**Data segment**
◆ ◆ ◆ ◆

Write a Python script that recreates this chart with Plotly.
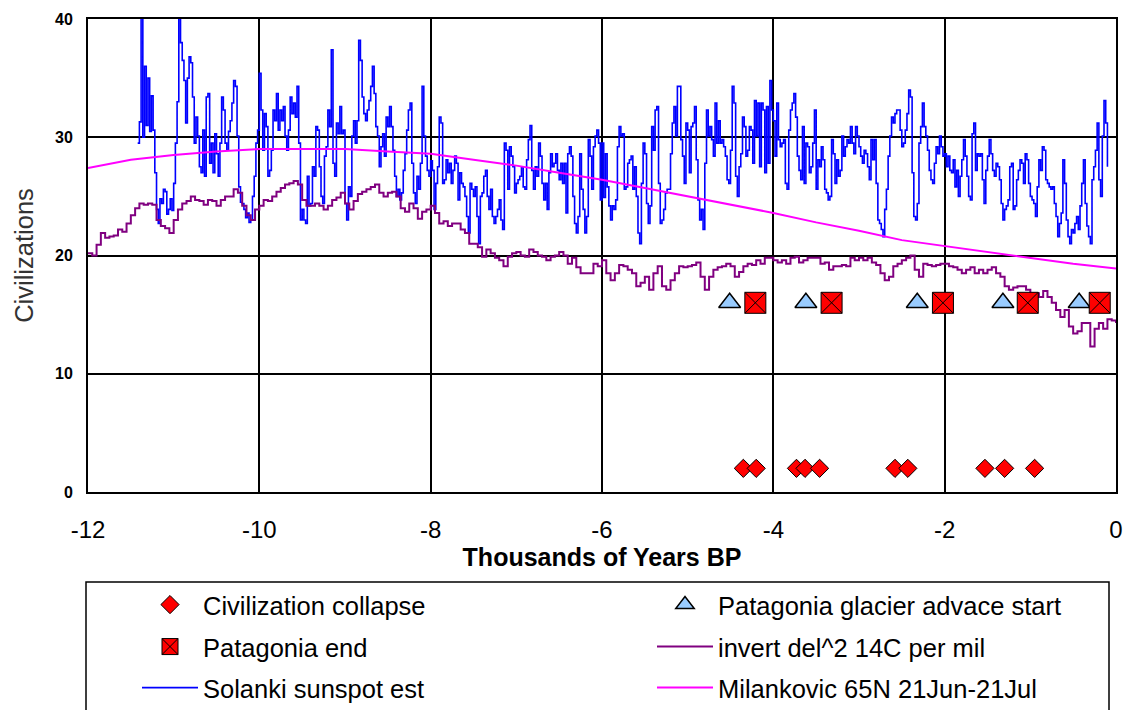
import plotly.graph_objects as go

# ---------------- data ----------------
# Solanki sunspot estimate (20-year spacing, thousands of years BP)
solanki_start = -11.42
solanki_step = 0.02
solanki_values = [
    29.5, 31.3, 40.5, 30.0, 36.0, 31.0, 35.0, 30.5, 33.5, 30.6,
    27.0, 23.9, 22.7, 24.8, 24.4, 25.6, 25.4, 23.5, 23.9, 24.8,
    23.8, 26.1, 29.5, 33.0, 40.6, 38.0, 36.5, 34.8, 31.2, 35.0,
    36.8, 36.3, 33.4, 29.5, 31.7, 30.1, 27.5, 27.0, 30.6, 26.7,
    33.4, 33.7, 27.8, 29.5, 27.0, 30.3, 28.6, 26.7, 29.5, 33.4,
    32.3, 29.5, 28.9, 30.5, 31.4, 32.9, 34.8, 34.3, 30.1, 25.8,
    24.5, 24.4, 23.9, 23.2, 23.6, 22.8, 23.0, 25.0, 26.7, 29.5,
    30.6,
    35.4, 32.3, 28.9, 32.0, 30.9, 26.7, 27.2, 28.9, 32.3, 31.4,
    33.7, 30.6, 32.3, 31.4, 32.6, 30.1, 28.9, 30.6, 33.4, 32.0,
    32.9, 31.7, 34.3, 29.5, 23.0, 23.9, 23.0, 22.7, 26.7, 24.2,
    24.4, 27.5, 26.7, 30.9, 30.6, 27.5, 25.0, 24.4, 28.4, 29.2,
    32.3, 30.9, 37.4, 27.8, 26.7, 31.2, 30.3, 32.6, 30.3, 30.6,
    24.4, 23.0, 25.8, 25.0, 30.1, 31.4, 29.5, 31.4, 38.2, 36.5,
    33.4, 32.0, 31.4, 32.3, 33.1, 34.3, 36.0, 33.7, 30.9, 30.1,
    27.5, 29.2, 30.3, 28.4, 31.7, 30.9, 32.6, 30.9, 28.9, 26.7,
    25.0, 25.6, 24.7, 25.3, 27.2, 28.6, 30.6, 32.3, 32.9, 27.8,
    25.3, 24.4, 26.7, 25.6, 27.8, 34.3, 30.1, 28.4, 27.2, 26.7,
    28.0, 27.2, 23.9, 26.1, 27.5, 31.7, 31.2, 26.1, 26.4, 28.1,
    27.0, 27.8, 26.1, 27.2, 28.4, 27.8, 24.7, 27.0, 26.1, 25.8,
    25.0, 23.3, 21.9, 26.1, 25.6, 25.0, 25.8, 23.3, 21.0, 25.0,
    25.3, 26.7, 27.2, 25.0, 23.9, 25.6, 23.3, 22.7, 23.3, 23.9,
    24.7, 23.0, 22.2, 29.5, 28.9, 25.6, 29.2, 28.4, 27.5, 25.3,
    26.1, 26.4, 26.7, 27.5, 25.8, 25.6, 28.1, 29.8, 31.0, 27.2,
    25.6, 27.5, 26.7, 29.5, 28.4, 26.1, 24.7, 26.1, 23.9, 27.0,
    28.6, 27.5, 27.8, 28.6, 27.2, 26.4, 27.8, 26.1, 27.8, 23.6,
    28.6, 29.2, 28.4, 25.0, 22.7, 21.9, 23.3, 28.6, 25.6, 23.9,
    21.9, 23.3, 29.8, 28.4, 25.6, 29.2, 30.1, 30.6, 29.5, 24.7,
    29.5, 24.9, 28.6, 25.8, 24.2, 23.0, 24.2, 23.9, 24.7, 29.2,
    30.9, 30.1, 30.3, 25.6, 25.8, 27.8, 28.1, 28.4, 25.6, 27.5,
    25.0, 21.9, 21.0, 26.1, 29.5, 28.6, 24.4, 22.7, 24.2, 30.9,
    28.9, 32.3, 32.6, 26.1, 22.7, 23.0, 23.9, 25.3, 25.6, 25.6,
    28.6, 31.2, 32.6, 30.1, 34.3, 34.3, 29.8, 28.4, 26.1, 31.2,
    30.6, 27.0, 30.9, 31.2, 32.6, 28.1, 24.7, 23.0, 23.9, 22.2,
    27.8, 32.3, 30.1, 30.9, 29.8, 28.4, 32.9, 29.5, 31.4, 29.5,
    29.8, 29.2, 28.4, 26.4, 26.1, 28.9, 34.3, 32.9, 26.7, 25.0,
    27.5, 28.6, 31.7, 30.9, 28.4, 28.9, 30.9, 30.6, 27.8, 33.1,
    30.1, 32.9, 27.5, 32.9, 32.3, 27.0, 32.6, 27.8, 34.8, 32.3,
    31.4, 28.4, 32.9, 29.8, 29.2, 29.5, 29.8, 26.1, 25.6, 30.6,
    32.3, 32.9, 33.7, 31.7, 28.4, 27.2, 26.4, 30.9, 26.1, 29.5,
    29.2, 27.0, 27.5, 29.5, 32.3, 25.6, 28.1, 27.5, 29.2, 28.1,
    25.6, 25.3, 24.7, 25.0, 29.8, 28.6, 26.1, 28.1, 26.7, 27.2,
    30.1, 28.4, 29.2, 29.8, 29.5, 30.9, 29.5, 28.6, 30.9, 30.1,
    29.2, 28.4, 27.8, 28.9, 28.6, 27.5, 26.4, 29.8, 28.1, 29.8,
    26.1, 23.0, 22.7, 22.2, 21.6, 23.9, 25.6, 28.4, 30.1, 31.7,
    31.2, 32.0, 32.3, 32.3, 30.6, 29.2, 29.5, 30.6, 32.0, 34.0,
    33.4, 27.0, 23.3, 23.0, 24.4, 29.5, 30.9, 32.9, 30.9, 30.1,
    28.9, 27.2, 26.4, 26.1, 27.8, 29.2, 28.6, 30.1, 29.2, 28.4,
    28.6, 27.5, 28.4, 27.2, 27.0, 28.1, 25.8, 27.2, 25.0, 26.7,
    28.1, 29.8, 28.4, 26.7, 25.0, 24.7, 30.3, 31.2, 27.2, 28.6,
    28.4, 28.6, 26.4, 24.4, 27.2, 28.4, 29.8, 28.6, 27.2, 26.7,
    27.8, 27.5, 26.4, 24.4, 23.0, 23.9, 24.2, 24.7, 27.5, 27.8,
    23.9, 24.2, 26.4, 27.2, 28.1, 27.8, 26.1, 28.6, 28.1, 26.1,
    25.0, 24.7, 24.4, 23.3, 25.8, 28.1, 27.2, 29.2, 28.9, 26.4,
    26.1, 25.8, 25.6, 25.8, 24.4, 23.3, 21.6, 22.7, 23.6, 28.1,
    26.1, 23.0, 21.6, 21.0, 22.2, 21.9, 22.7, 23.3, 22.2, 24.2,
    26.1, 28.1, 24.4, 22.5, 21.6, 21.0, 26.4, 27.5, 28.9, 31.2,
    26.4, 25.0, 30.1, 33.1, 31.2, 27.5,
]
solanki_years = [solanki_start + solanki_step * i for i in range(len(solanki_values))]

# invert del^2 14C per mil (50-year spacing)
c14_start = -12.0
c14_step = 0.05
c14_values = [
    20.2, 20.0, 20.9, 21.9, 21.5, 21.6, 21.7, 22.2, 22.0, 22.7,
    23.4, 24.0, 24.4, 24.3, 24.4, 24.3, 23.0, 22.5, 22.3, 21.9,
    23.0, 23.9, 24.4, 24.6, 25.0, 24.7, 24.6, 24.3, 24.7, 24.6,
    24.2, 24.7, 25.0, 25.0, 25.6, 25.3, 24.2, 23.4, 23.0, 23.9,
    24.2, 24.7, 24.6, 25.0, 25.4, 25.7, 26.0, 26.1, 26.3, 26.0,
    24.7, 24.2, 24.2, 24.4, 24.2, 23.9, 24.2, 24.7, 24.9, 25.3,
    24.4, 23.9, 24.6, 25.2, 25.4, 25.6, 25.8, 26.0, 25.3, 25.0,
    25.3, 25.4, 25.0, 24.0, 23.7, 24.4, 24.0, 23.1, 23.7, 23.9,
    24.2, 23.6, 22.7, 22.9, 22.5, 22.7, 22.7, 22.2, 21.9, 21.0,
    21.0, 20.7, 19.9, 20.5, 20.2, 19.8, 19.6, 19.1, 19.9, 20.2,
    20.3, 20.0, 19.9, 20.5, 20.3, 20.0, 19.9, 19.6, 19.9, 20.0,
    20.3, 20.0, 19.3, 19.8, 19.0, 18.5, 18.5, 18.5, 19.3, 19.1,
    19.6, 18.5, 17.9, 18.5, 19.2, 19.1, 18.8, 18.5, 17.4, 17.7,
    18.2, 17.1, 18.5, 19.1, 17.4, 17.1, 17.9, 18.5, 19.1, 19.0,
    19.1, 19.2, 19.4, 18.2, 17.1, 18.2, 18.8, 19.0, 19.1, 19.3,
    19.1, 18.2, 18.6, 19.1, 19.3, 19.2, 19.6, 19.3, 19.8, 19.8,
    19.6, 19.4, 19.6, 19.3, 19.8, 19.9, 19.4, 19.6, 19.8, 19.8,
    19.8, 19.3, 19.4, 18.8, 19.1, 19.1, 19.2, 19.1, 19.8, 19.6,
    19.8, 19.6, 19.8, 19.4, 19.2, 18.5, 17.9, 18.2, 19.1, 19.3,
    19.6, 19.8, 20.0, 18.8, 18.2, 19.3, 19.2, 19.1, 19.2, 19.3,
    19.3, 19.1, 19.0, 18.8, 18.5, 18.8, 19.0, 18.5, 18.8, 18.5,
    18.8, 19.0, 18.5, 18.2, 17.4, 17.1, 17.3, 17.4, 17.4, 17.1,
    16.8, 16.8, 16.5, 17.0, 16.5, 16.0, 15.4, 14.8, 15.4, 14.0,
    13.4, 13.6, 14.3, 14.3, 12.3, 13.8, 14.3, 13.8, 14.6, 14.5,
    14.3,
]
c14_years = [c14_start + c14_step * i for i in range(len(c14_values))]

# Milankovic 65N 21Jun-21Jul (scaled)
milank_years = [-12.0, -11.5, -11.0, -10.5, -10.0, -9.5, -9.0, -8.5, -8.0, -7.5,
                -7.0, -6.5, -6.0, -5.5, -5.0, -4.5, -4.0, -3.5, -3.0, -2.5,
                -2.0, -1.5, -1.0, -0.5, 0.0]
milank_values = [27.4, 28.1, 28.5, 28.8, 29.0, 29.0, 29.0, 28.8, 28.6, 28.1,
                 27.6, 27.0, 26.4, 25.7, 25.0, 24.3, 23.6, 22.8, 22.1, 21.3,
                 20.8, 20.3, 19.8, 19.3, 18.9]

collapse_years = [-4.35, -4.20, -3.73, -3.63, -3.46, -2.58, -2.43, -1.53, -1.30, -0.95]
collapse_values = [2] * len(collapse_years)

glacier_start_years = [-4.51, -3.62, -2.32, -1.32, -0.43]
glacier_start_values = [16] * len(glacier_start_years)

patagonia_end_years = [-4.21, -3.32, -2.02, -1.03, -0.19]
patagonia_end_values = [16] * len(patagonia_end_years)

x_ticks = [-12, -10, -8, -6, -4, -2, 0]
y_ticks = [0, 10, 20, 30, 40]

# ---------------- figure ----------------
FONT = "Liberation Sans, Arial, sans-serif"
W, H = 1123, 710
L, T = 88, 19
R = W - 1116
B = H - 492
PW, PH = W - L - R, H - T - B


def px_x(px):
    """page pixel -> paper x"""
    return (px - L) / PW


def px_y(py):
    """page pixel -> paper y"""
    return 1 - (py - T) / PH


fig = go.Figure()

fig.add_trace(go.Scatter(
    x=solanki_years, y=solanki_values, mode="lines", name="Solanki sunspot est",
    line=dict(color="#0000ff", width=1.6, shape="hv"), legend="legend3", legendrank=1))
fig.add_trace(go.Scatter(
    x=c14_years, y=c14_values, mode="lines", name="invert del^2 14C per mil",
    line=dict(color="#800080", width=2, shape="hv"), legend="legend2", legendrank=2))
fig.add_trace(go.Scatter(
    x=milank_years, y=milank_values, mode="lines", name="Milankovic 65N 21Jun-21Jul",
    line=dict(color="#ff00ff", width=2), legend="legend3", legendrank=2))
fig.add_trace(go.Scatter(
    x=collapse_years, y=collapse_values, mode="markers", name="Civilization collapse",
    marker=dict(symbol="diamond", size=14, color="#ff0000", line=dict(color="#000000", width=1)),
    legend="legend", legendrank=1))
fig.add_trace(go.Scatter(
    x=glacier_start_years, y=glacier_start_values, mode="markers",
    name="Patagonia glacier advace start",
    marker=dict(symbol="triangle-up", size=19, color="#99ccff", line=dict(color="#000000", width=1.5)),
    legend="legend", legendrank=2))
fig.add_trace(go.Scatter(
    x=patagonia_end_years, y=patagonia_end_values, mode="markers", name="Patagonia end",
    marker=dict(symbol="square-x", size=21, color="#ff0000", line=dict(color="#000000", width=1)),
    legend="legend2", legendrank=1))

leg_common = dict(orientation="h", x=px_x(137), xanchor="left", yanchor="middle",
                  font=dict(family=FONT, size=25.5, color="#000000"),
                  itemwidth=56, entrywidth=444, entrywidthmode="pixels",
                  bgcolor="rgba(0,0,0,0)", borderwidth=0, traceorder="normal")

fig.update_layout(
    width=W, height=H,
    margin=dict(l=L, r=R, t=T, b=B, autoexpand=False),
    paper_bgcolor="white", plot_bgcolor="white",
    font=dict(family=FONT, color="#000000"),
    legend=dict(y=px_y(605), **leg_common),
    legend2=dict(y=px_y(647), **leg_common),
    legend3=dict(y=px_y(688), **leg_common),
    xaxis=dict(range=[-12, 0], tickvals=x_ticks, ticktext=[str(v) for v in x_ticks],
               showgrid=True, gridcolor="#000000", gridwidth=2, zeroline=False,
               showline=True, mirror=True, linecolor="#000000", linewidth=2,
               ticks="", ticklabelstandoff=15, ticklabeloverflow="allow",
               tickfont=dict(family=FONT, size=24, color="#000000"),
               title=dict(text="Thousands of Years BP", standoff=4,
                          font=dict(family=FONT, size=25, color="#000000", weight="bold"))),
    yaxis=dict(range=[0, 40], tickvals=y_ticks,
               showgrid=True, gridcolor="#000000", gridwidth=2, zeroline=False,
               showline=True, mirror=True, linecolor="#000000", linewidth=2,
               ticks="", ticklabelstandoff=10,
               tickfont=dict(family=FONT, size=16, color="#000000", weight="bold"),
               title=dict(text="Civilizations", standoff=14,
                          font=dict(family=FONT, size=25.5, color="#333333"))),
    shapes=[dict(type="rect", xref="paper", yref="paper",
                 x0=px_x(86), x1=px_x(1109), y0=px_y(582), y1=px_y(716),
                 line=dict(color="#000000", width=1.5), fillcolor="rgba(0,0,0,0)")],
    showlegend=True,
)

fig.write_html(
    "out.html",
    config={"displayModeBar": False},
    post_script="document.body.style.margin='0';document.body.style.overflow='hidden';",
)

◆ ◆ ◆ ◆

**Exercise objective**
Your task is to reproduce exactly the lines from the start of the data above through the line containing "import plotly.graph_objects as go", leaving every picture out.

**Exercise output**
Write a Python script that recreates this chart with Plotly.
import plotly.graph_objects as go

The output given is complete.